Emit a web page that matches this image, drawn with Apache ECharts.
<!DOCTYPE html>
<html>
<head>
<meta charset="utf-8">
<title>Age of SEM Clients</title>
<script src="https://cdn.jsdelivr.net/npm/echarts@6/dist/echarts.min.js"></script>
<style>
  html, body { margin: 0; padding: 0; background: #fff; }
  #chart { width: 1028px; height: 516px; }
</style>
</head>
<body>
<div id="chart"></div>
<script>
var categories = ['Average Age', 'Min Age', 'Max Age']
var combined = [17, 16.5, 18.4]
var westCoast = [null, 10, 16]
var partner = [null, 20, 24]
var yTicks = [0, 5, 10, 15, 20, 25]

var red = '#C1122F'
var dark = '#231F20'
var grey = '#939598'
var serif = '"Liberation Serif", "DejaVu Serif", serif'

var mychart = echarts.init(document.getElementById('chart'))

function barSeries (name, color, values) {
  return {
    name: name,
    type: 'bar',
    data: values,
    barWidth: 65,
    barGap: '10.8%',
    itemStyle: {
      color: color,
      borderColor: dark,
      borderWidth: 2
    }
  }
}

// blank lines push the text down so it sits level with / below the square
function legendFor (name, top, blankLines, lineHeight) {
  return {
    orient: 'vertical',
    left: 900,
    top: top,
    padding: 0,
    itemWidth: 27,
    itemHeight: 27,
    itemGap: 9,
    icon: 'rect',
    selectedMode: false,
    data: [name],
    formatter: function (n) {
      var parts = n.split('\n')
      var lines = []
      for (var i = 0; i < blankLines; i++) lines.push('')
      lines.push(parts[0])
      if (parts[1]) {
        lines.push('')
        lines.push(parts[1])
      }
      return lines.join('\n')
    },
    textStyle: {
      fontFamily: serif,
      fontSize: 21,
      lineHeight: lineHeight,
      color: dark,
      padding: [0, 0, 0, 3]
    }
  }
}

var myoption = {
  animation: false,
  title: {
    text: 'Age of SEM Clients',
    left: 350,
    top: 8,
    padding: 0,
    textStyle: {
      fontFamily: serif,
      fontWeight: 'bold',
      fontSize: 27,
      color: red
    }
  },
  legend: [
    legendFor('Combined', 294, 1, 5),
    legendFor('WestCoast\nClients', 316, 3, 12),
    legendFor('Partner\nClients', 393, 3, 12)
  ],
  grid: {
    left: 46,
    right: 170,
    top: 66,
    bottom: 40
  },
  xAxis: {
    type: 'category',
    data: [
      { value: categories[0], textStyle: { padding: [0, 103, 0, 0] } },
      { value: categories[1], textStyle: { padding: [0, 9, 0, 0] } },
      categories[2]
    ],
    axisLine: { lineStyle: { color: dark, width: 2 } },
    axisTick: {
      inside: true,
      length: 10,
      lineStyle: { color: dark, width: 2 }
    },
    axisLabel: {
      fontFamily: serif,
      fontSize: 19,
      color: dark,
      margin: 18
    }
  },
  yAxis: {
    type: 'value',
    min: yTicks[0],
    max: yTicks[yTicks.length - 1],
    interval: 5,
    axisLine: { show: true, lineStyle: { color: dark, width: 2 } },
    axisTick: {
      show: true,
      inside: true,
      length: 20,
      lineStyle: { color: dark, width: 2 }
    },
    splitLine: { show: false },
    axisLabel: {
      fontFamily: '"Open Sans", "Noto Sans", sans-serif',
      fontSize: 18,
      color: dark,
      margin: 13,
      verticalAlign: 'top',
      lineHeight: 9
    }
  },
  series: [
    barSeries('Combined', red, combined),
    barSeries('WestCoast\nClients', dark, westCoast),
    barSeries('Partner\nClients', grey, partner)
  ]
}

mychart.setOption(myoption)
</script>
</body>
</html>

--

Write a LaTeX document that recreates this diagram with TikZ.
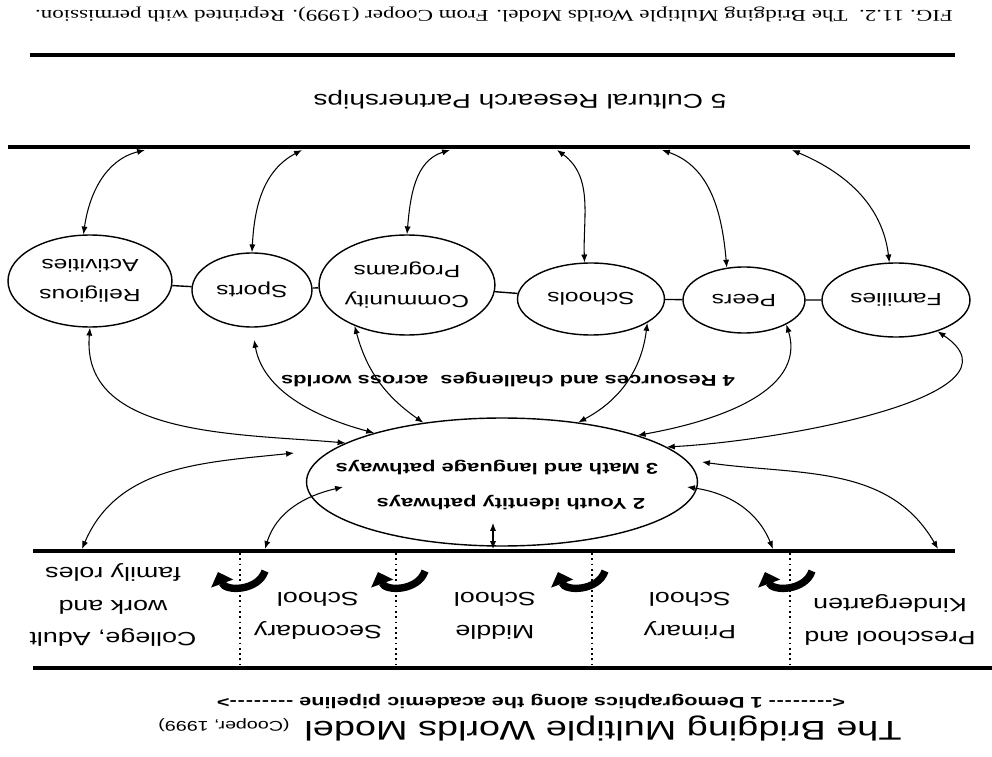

EXERCISE DETAILS: Tally the lines in the records above that contain the word "with", and give only that number.

EXERCISE SOLUTION: 3